Activision, it's time to remove the stim.
The infinite stim glitch has become Warzone's most notorious exploit. If done correctly, players can take advantage of the fast-healing stim tool to reuse it repeatedly and never take enough damage to die outside the circle. It's a nasty trick to fall victim to. Jerks using traditional cheats like aimbots or wallhacks can at least be outsmarted by good players, but there's no recourse against the stim glitch.
I regret to inform you that Unlimited Stim Glitch™ is back. First game this morning had two people doing it against each other. from r/CODWarzone
The worst part? The stim glitch has been "fixed" on four separate occasions since its first appearance in October 2020. A new patch this week claimed to fix the latest version of the glitch and, yet, some are already claiming it's still possible. To Warzone players, this is hardly a surprise. Like a leaky faucet that the landlord keeps promising to fix, the stim glitch has become something we simply live with.
Except, we really don't have to. It's not a stretch to assume that Raven Software (or whoever is behind the Warzone wheel in 2021), could remove the stim gadget itself and effectively kill the glitch forever. It's a bold move, but the stim has never been an integral part of Warzone. Health already restores automatically in Call of Duty and the stim just speeds it up.
There's precedent for it, too.
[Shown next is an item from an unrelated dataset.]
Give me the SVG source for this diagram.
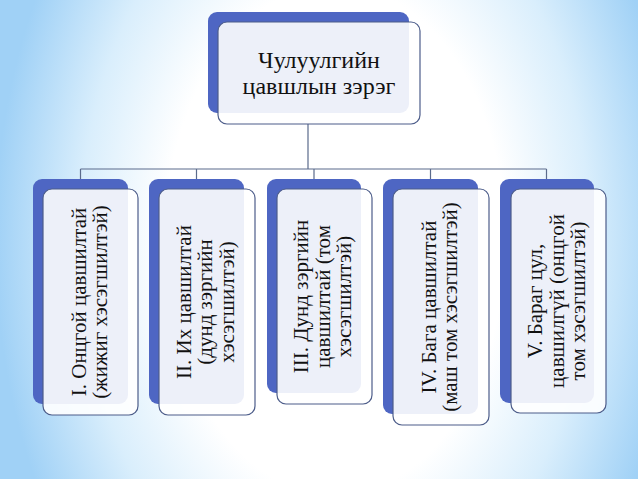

When Warzone's new gun-mounted choppers were turning players invisible back in December, the aircraft was swiftly disabled.
In fact, removing (or "vaulting") problematic items has been normalized in recent years. When Fortnite's overpowered Infinity Blade completely wrecked the game's balance in 2018, Epic didn't hesitate to vault it. Rainbow Six Siege players are deeply familiar with balance-breaking bugs, too. Back in 2019, Ubisoft disabled an operator (that people paid actual money for!) to thwart an exploit that made her unstoppable. When it cropped back up in 2020, Ubi did it again.
That's just the way this stuff works in 2021. We're talking about gigantic games that are constantly being reworked. Bugs are part of the deal, as far as I'm concerned. But when a single exploit can completely ruin Warzone for days at a time, its caretakers should have a better grip on damage control. If it were Epic or Ubisoft, either would've probably dragged the stim into the recycle bin months ago. Warzone's stim doesn't have to leave forever, but until it's not an instrument of evil, I can live without it.